Huellas de Villa Crespo

A ratos pienso que la conciencia de Juan se llama Alfredito, ese amigo del barrio que en su juventud le enseñó a toda la barra a bailar el tango. Y aquí, decir “barrio” es aludir a una huella inaugural. En marzo pasado, después de caminar por Villa Crespo, Juan me decía que si hubo algo determinante en su formación, fue ese barrio que, sostenía: “Me marcó como persona y supongo que me marcó para todo lo demás”. La relación barrio-impronta puede resultar obvia, aunque cada uno la vive a su manera. Me llamó la atención que Juan, a punto de cumplir los 80, ratificara con énfasis ese espacio en tanto zona de apertura, iniciación, aprendizaje, en disciplinas varias que iban de la milonga a los dados, del billar al amor. Habría que analizar qué cosas del barrio se subieron al fraseo de su poesía: seguro una gestualidad porteña, una ironía áspera, el modo de interpelar y preguntar, más las modulaciones y locuciones populares que les dan a algunos de sus textos un aire de conversación.

En los pliegues de todo eso está Alfredito; el que le enseñó a toda la barra a caminar a ritmo de milonga, el hijo de la vendedora de pollos en el mercado, el profesor exigente que instaba a lucirse: el desafío era bailar en una baldosa –dice Juan–, “pero el único que podía hacerlo era él”. Confieso que alguna vez utilicé la metáfora –que suele deslizarse al ámbito futbolero para designar las habilidades del jugador que se mueve rápido en el área chica– para expresar una idea sobre su poesía: esa capacidad de eludir lo farragoso y resolver en apenas una baldosa. El modo en que logra condensar el abanico de sus obsesiones extractándolas en un punto que nombra como “vacío incesante”. Es justamente en ese centelleo cuando Juan, según apuntó Roque Dalton: “dice cosas para siempre”.

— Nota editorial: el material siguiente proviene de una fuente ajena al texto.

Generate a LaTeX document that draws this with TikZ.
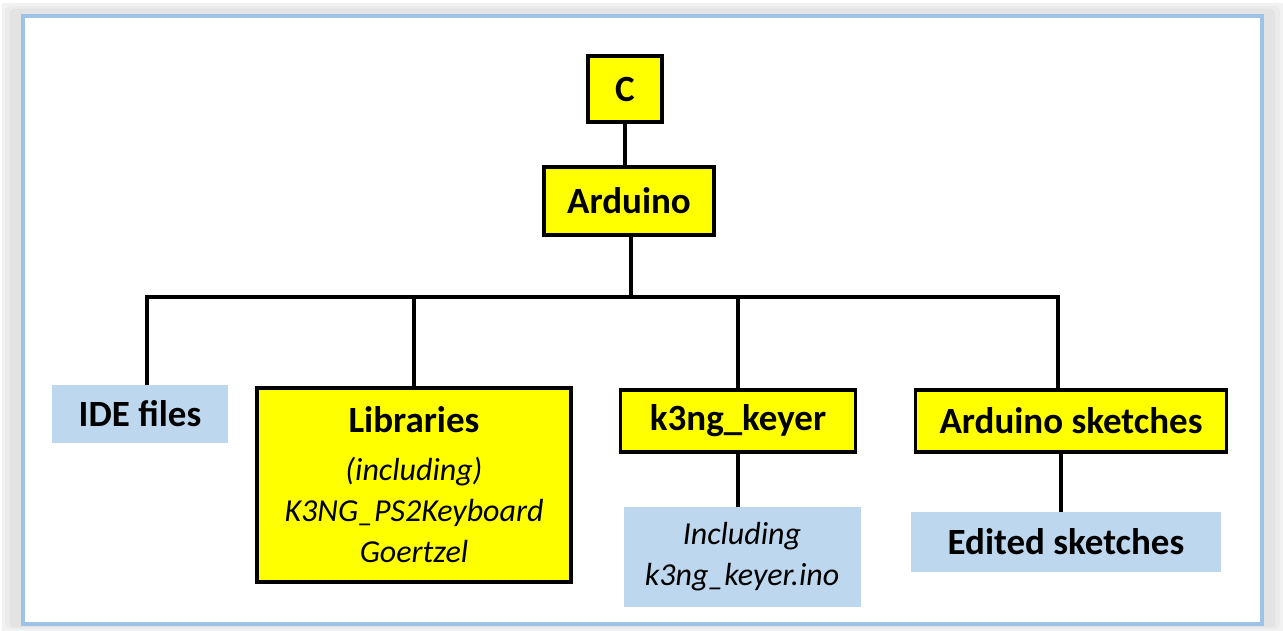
\documentclass[tikz,border=0pt]{standalone}
\usepackage{fontspec}
\setmainfont{Carlito}
\definecolor{yel}{RGB}{255,255,0}
\definecolor{lblue}{RGB}{189,215,238}
\definecolor{frameblue}{RGB}{157,195,230}
\tikzset{
  ybox/.style={draw=black, line width=3.3pt, fill=yel, inner sep=0pt, align=center,
    font=\fontsize{37}{41}\selectfont\bfseries},
  bbox/.style={draw=none, fill=lblue, inner sep=0pt, align=center,
    font=\fontsize{37}{41}\selectfont\bfseries},
  conn/.style={line width=3.3pt, black},
}
\begin{document}
\begin{tikzpicture}[x=1pt,y=-1pt]
\useasboundingbox (0,0) rectangle (1283,631);
% shadow
\fill[gray!10] (2,3) rectangle (1283,631);
\fill[gray!16, rounded corners=6pt] (5,6) rectangle (1280,629);
\fill[gray!22, rounded corners=4pt] (10,9) rectangle (1275,627);
% frame
\fill[white] (23,16) rectangle (1262,624);
\draw[frameblue, line width=4pt] (23,16) rectangle (1262,624);

% nodes
\node[ybox, minimum width=74, minimum height=66] (c) at (625,89) {C};
\node[ybox, minimum width=170, minimum height=68] (ard) at (629,201) {Arduino};
\node[bbox, minimum width=176, minimum height=58] (ide) at (140,414) {IDE files};
\node[ybox, minimum width=314, minimum height=194] (lib) at (414,485)
  {Libraries\\[7pt]{\fontsize{32}{41}\selectfont\mdseries\itshape (including)}\\
   {\fontsize{32}{41}\selectfont\mdseries\itshape K3NG\_PS2Keyboard}\\
   {\fontsize{32}{41}\selectfont\mdseries\itshape Goertzel}};
\node[ybox, minimum width=235, minimum height=62] (keyer) at (738,421) {k3ng\_keyer};
\node[ybox, minimum width=311, minimum height=62] (sk) at (1071,421) {Arduino sketches};
\node[bbox, minimum width=237, minimum height=100,
  font=\fontsize{32}{41}\selectfont\itshape] (inc) at (742,557) {Including\\k3ng\_keyer.ino};
\node[bbox, minimum width=310, minimum height=60] (ed) at (1066,542) {Edited sketches};

% connectors
\coordinate (bus) at (631,297);
\coordinate (busL) at (147,297);
\coordinate (busR) at (1058,297);
\coordinate (skdrop) at (1061,452);
\draw[conn] (c.south) -- (c.south |- ard.north);
\draw[conn] (ard.south -| bus) -- (bus);
\draw[conn, line cap=rect] (busL) -- (busR);
\draw[conn] (busL) -- (busL |- ide.north);
\draw[conn] (busL -| lib.north) -- (lib.north);
\draw[conn] (busL -| keyer.north) -- (keyer.north);
\draw[conn] (busR) -- (busR |- sk.north);
\draw[conn] (keyer.south) -- (keyer.south |- inc.north);
\draw[conn] (skdrop) -- (skdrop |- ed.north);
\end{tikzpicture}
\end{document}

Seguro entre los brazos que van a saludar a Juan estarán los de Alfredito, despeinando al pasar al amigo, un fuera de serie que sigue abriendo puertas con una obra amasada entre la imaginación pródiga y la urgencia por las cosas que valen la pena. De algún modo ese Alfredito y aquel breve reticulado de calles de Villa Crespo transmiten un mandato secreto para el poeta que, día con día, “se sienta a la mesa y escribe”.